Retype the lines beneath this one, from the first through the line containing "auslastung = list(range(0, 101))". Pictures are left out.

** START Data segment **

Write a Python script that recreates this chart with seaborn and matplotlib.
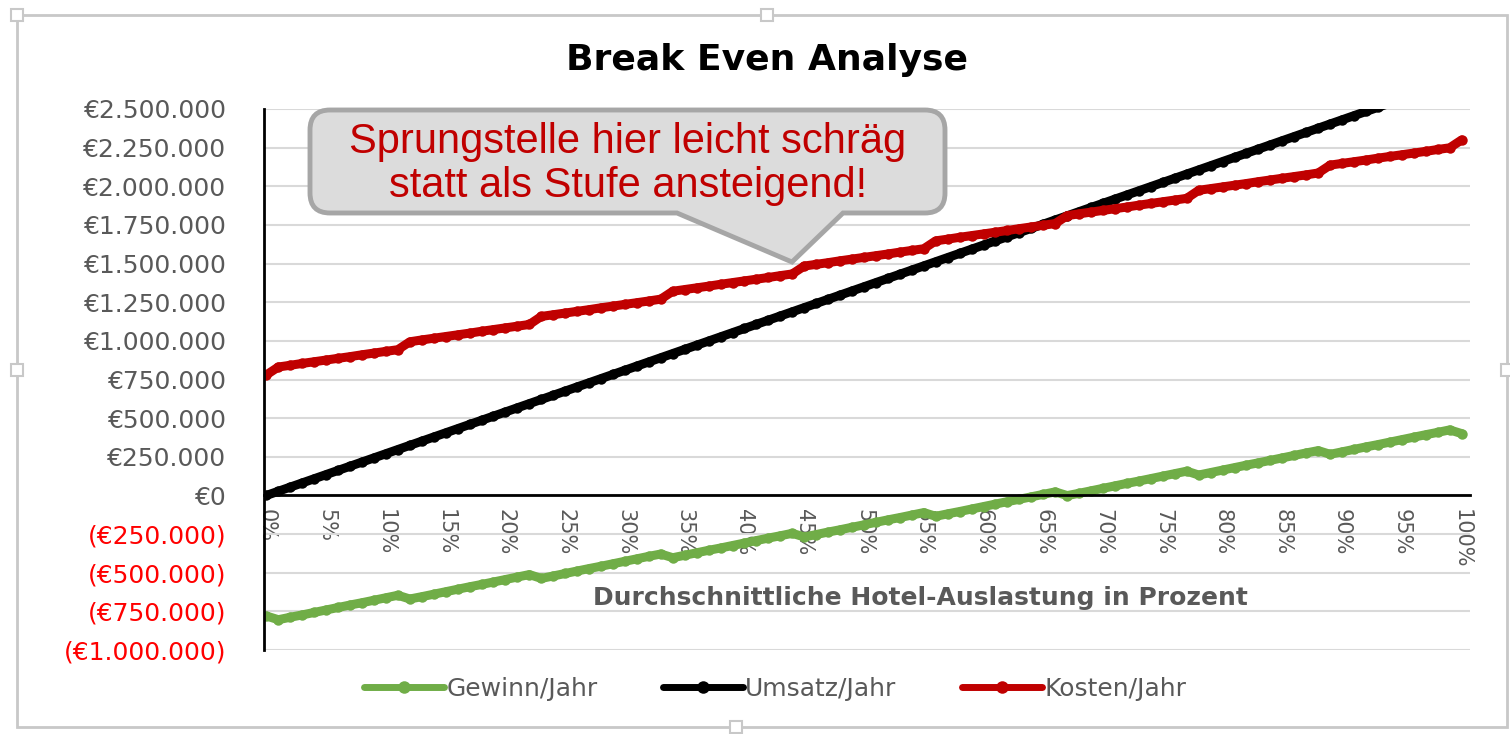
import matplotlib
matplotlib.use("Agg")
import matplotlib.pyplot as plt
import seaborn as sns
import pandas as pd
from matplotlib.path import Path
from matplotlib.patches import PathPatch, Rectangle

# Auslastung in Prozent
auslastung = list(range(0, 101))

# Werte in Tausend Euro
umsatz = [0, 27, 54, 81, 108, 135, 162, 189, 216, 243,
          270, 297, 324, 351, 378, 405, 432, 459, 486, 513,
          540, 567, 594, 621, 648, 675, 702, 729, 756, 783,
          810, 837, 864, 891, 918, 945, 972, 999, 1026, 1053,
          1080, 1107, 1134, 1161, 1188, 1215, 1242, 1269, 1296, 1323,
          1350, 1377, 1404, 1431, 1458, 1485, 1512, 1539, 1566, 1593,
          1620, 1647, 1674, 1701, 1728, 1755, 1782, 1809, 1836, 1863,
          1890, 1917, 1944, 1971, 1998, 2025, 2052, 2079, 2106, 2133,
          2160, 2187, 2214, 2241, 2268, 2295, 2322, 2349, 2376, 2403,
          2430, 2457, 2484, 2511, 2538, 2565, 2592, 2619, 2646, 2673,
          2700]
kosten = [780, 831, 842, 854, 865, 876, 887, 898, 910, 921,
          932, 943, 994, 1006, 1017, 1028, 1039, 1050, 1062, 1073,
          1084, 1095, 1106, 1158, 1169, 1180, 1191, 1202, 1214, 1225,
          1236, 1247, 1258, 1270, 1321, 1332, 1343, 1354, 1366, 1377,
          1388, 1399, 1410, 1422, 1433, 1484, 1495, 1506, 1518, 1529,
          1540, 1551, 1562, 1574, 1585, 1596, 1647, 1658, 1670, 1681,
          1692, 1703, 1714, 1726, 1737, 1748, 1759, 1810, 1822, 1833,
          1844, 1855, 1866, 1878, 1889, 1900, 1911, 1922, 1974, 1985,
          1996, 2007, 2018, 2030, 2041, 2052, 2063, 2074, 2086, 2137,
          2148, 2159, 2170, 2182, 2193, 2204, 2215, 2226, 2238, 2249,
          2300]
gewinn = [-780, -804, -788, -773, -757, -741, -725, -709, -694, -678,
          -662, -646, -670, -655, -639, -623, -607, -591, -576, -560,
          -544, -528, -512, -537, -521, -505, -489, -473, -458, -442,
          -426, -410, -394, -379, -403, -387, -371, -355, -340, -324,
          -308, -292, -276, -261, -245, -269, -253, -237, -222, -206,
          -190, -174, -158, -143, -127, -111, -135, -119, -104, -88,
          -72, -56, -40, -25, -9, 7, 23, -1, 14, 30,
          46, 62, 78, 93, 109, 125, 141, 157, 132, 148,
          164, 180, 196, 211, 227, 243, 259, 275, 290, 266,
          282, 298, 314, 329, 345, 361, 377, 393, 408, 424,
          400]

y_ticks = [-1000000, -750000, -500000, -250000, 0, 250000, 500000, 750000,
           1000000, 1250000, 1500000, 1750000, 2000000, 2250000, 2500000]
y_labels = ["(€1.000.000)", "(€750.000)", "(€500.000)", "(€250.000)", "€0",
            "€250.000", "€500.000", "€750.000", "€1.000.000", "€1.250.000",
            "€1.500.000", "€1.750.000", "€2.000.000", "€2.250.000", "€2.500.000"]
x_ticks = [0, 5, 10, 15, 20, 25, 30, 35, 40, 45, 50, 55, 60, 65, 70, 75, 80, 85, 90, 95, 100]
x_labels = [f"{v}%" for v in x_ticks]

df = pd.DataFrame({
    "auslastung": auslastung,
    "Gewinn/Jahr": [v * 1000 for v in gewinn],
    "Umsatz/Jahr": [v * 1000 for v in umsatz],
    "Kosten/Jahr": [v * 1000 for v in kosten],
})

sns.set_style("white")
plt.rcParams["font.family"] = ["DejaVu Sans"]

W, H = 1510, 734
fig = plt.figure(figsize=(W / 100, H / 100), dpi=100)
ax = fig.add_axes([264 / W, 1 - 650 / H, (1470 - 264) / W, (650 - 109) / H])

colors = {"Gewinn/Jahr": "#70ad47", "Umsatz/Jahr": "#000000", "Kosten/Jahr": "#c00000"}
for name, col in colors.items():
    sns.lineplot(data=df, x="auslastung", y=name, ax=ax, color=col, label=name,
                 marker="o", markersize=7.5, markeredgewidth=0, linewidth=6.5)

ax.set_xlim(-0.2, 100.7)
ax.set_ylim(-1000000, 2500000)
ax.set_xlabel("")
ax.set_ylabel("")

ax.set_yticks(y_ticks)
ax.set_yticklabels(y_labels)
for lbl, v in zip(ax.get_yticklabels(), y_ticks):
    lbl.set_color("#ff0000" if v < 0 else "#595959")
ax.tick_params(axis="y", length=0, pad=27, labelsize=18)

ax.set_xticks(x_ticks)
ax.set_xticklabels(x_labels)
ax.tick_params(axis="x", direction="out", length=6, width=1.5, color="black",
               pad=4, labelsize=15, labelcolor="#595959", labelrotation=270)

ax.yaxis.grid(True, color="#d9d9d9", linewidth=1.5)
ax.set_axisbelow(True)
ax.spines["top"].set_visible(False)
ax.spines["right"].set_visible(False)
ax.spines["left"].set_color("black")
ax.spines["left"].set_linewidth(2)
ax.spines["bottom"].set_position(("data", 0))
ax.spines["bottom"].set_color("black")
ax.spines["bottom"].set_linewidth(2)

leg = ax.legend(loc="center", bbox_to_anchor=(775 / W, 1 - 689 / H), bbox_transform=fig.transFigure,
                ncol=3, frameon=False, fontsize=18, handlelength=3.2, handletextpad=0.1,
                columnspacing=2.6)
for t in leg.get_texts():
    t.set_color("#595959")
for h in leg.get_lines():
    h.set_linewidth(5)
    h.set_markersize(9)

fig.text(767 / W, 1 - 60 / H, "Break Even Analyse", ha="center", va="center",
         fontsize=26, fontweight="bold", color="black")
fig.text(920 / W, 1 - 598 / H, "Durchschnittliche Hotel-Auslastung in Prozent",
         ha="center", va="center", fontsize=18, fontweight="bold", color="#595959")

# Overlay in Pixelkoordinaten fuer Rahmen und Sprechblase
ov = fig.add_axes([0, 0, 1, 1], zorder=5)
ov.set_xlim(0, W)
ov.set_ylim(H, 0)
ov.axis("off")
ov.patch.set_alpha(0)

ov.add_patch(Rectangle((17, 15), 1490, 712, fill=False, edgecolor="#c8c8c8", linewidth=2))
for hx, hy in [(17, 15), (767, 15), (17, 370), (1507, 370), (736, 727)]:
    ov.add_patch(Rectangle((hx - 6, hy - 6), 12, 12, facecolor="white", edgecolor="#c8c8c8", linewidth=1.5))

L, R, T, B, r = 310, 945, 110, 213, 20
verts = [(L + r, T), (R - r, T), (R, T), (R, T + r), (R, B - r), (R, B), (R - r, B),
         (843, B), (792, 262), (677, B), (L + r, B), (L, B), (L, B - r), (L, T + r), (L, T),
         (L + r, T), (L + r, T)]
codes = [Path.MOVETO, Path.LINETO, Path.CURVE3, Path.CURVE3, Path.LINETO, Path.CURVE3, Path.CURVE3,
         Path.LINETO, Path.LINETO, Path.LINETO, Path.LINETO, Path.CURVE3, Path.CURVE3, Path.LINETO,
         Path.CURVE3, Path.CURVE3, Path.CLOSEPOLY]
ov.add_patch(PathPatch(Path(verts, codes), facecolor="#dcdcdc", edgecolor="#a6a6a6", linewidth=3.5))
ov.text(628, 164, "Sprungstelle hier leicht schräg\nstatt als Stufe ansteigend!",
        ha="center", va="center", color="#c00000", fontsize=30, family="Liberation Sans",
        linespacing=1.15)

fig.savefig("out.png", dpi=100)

** END Data segment **

** Output of the exercise **
Write a Python script that recreates this chart with seaborn and matplotlib.
import matplotlib
matplotlib.use("Agg")
import matplotlib.pyplot as plt
import seaborn as sns
import pandas as pd
from matplotlib.path import Path
from matplotlib.patches import PathPatch, Rectangle

# Auslastung in Prozent
auslastung = list(range(0, 101))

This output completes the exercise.